The SCOTUS War on Women and Workers
While today’s pair of horrible decisions might seem like distinct issues, in fact they are both part of a larger war on women and workers.
The absurdity of the Hobby Lobby decision (only contraceptives are exempted for religious beliefs because of sluts) is obviously part of the Republican war on women, but it is also very much a war on the poor. An IUD costs about a month’s worth of wages at the minimum wage. If an executive can’t get birth control because her employer gets too hot and bothered thinking of her having sexy time, she can afford it on her own. A Hobby Lobby floor worker? Probably not. For women workers at closely held corporations, this decision will be devastating.
The Harris case is specifically about home care workers in Illinois. Who are home care workers? Women. Poor women. Lots of African-Americans, lots of Latinos, lots of undocumented workers. Home care workers are a major emphasis for SEIU right now; a close friend of mine has spent over a decade on a campaign to organize them in one city alone. Harris threatens all of this. But moreover, it shows how little Alito and the boys care about rights for women wherever they are. It’s hardly coincidental that this case comes down the same day as the contraception mandate. The Court evidently believes that the home is not a workplace, but of course it is a workplace, especially if someone is getting paid to do work. That it is women working in the home, as it has always been, just makes it easier for conservatives to devalue that work.

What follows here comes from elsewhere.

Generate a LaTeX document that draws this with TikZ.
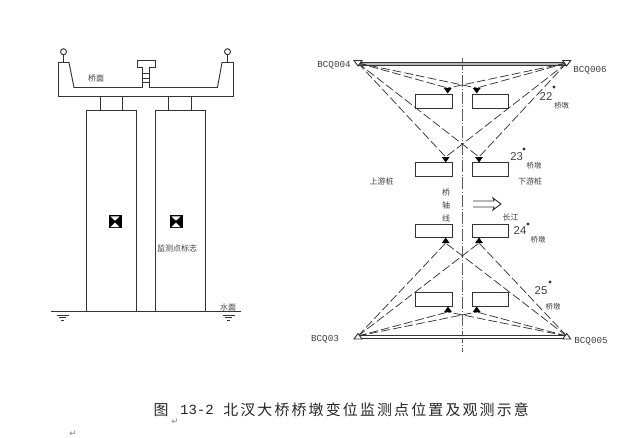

Of course, it’s about more than just working women and it opens the door for Alito and Roberts’ continued desire to mandate the New Gilded Age, so no doubt we will see new challenges to public sector unionism that will probably reach the Court in 2016 or maybe 2017 at the latest. I am not a legal expert, but my guess as to why Abood wasn’t overturned entirely is that there wasn’t 5 votes for it yet. Regardless, both of today’s decisions are very much about keeping working women without power both on the job and at home.
Also, when we hear in 2016 that both parties are the same because of [insert pet issue here] and therefore vote for vanity third party candidate, let us remember this day and these decisions. If you think Strip Search Sammy Alito and Ruth Bader Ginsburg are the same, you might want to rethink your positions.